Here are the main things that I think would have been different:


  • My mother would have been more relaxed. Although my dad helped out a lot at home, and did his best to give my mother breaks when he could (especially on weekends), having her mom around to help would would have really given my mom some time for herself that was hard to get.
  • My parents might have had a stronger marriage. My mom refused to leave us with a babysitter, and she didn't depend on her other family for help. For sure, my grandmother would have pitched in and taken care of us so my mom and dad could have had some alone adult time together.
  • My mom probably would not have been agoraphobic. Although our childhoods were pretty good, anxiety is no fun for anyone. The plus side of the agoraphobia is that I have a lot of good memories of doing things with my dad, who pitched in and picked up the slack when it came to grocery shopping and errands, and I remember doing a lot of these things with him. So maybe the flip side of the "my mom wouldn't have been agoraphobic" would have been a less-close day-to-day relationship with my dad when I was growing up. Maybe not, though.
  • For sure, my sister and I would have spoken Armenian. Or at least understood it.
  • I think, that had my grandmother been alive, I may have made the same choice that many of the young people in my church have made when it came to college. I bet I would have gone to school much closer to home. This isn't for sure, but I could see it happening for a variety of reasons, because some of the reasons that I went away to school might not have been there, and other reasons might have been around to hold me closer to home. Probably not in my hometown, but maybe I would have gone to school in one of the schools in my region, much like my best friend, who went to a decent private university six hours from home. This is the biggest change in my imaginary Sliding Doors life, and perhaps the most intellectually interesting, because staying closer to home, rather than going far away like I did, would probably have had much different consequences in what I studied, where I lived, whom I ended up marrying, etc.


I don't think that all these changes would have been for the better (some would have been for sure), but like all imaginary lives, we will never know for sure what would happen.

Mourning

One of our 21-year-old altar boys died yesterday in a freak motorcycle accident (really, it was a freak accident). The people at church are devestated. I didn't know this young man or his family personally, although, since the church isn't that big, we all know each other by sight or interact together, etc.

He was not only a deacon up on the altar, but he was also a scout leader for Homenetmen (co-ed Armenian Boy Scouts- they really are Boy Scouts; they are affiliated in some way with BSA, although they are co-ed, and not really a Boy Scout troup), so all the kids in scouts have had their worlds torn apart as well.

We had a prayer service tonight; the funeral will be later on in the week, but they haven't figured out whether it will be Thursday or Friday. The church was packed with people- many young people in high school and college were there, and everyone was just sobbing. It really took me back, in a bad way. I was in their positions five years ago, and I just wish I could take away their pain. They are all in for a long, painful road.

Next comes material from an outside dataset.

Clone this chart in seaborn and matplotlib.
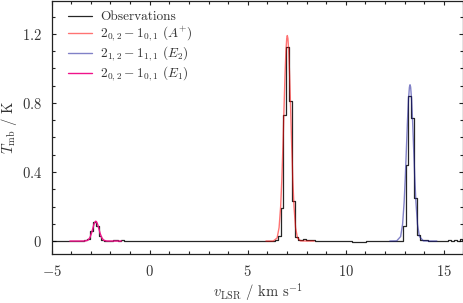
import matplotlib
matplotlib.use('Agg')
import matplotlib.pyplot as plt
from matplotlib.ticker import MultipleLocator, FuncFormatter
import numpy as np
import pandas as pd
import seaborn as sns

# spectrum channels: start velocity and channel width (km/s)
V_START = -5.0
DV = 0.145

obs_temp = [
    0.002, 0.003, 0.001, -0.001, -0.002, 0.000, 0.001, 0.002, 0.000, -0.002, 0.001, 0.003, 0.004,
    0.012, 0.060, 0.112, 0.085, 0.030, 0.005,
    0.002, 0.003, 0.001, 0.004, 0.005, 0.003, 0.004, 0.002, 0.000, 0.001, -0.001,
    0.002, 0.003, 0.001, 0.000, -0.002, -0.001, 0.001, 0.002, 0.000, -0.001, -0.002,
    -0.002, -0.001, 0.000, 0.001, 0.000, -0.001, -0.002, -0.001, 0.000, 0.001,
    0.002, 0.001, 0.000, 0.001, 0.002, 0.001, 0.000, -0.001, 0.000, 0.001,
    0.002, 0.001, 0.000, -0.001, 0.000, 0.001, 0.002, 0.001, 0.000, -0.001,
    0.000, 0.001, 0.002, 0.001, 0.000, 0.001, 0.002, 0.003,
    0.005, 0.030, 0.190, 0.727, 1.122, 0.810, 0.232, 0.025, 0.006,
    0.008, 0.010, 0.008, 0.006, 0.004, 0.003, 0.002, 0.001, 0.000, 0.001,
    0.002, 0.001, 0.000, -0.001, 0.000, 0.001, 0.000, -0.002, -0.003, -0.004,
    -0.005, -0.004, -0.003, -0.002, -0.001, 0.000, 0.001, 0.002, 0.001, 0.000,
    0.001, 0.002, 0.001, 0.000, 0.002, 0.003,
    0.087, 0.440, 0.840, 0.710, 0.250, 0.035, 0.005,
    0.008, 0.004, 0.002, 0.001, 0.000, 0.002, 0.001, 0.000, 0.003, 0.005,
    0.002, 0.007, 0.003, 0.010, 0.004,
]

# model fits, sampled from the curves
a_vel = [5.93, 6.3, 6.5, 6.6, 6.68, 6.74, 6.8, 6.85, 6.9, 6.95, 6.99, 7.02,
         7.05, 7.09, 7.14, 7.19, 7.24, 7.3, 7.36, 7.44, 7.54, 7.7, 8.0, 8.39]
a_temp = [0.0, 0.0, 0.018, 0.078, 0.200, 0.355, 0.564, 0.762, 0.953, 1.103, 1.173, 1.19,
          1.173, 1.103, 0.953, 0.762, 0.564, 0.355, 0.200, 0.078, 0.018, 0.001, 0.0, 0.0]

e2_vel = [12.25, 12.6, 12.8, 12.9, 12.98, 13.04, 13.1, 13.15, 13.2, 13.25, 13.28,
          13.31, 13.36, 13.41, 13.46, 13.52, 13.58, 13.66, 13.76, 13.96, 14.3, 14.65]
e2_temp = [0.0, 0.001, 0.026, 0.097, 0.226, 0.372, 0.549, 0.697, 0.820, 0.892, 0.905,
           0.892, 0.820, 0.697, 0.549, 0.372, 0.226, 0.097, 0.026, 0.001, 0.0, 0.0]

e1_vel = [-4.07, -3.6, -3.3, -3.15, -3.05, -2.97, -2.9, -2.84, -2.79, -2.75,
          -2.71, -2.66, -2.6, -2.53, -2.45, -2.35, -2.2, -1.9, -1.44]
e1_temp = [0.0, 0.0, 0.0003, 0.005, 0.020, 0.045, 0.074, 0.098, 0.111, 0.115,
           0.111, 0.098, 0.074, 0.045, 0.020, 0.005, 0.0003, 0.0, 0.0]

obs = pd.DataFrame({'v': V_START + DV * np.arange(len(obs_temp)), 'T': obs_temp})

INK = '#333333'
sns.set_theme(style='ticks')
plt.rcParams.update({
    'font.family': 'cmr10',
    'mathtext.fontset': 'cm',
    'axes.formatter.use_mathtext': True,
    'font.size': 10,
    'axes.edgecolor': '#222222',
    'axes.linewidth': 0.9,
    'xtick.color': '#222222',
    'ytick.color': '#222222',
    'xtick.labelcolor': INK,
    'ytick.labelcolor': INK,
    'text.color': INK,
    'axes.labelcolor': INK,
})

fig = plt.figure(figsize=(4.64, 3.03), dpi=100)
ax = fig.add_axes([0.1114, 0.1617, 0.8872, 0.835])

sns.lineplot(data=obs, x='v', y='T', ax=ax, color='black', alpha=0.85, linewidth=0.9,
             drawstyle='steps-mid', estimator=None, sort=False, label='Observations')
sns.lineplot(x=a_vel, y=a_temp, ax=ax, color='red', alpha=0.55, linewidth=1.0,
             estimator=None, sort=False, label=r'$2_{0,2}-1_{0,1}\ (A^{+})$')
sns.lineplot(x=e2_vel, y=e2_temp, ax=ax, color='#1a1a99', alpha=0.55, linewidth=1.0,
             estimator=None, sort=False, label=r'$2_{1,2}-1_{1,1}\ (E_2)$')
sns.lineplot(x=e1_vel, y=e1_temp, ax=ax, color='#f0138a', alpha=1.0, linewidth=1.0,
             estimator=None, sort=False, label=r'$2_{0,2}-1_{0,1}\ (E_1)$')

ax.set_xlim(-5, 16)
ax.set_ylim(-0.075, 1.39)
ax.xaxis.set_major_locator(MultipleLocator(5))
ax.xaxis.set_minor_locator(MultipleLocator(1))
ax.yaxis.set_major_locator(MultipleLocator(0.4))
ax.yaxis.set_minor_locator(MultipleLocator(0.1))
fmt = FuncFormatter(lambda v, pos: r'$%g$' % round(v, 2))
ax.xaxis.set_major_formatter(fmt)
ax.yaxis.set_major_formatter(fmt)
ax.tick_params(which='both', direction='in', top=True, right=True, labelsize=10.5, width=0.8)
ax.tick_params(which='major', length=3.2, pad=7)
ax.tick_params(which='minor', length=2)

ax.set_xlabel(r'$v_{\rm LSR}$ / km s$^{-1}$', fontsize=10.5)
ax.set_ylabel(r'$T_{\rm mb}$ / K', fontsize=10.5)
ax.xaxis.set_label_coords(0.5, -0.152)
ax.xaxis.label.set_va('center')
ax.yaxis.set_label_coords(-0.103, 0.5)
ax.yaxis.label.set_va('center')

leg = ax.legend(loc='upper left', bbox_to_anchor=(0.015, 1.0), frameon=False, fontsize=9.6,
                handlelength=1.8, labelspacing=0.1, borderaxespad=0.35, handletextpad=0.6)

fig.savefig('out.png', dpi=100)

I am trying to come up with ways to help; the Homenetmen families are doing food, so even though I am not a Homenetmen family, I am going to get on board with that. I think the family also doesn't have a ton of money, so I am going to ask at the church if they are starting a fund/collection/etc. for the family, since funerals are expensive.

It is just so sad; I especially feel for the friends and the kids that he was close to. They are too young to have to deal with this.

I wish that I could share the message at the prayer service tonight, but it was all in Armenian, so I'm no help there. The priest was sad, though- he choked up at one point. You could hear the whole congregation sobbing quietly at that point. I am going to have to get to church early on Sunday; the parking lot was full tonight, and I think it will be the same on Sunday for Hokehankist for him.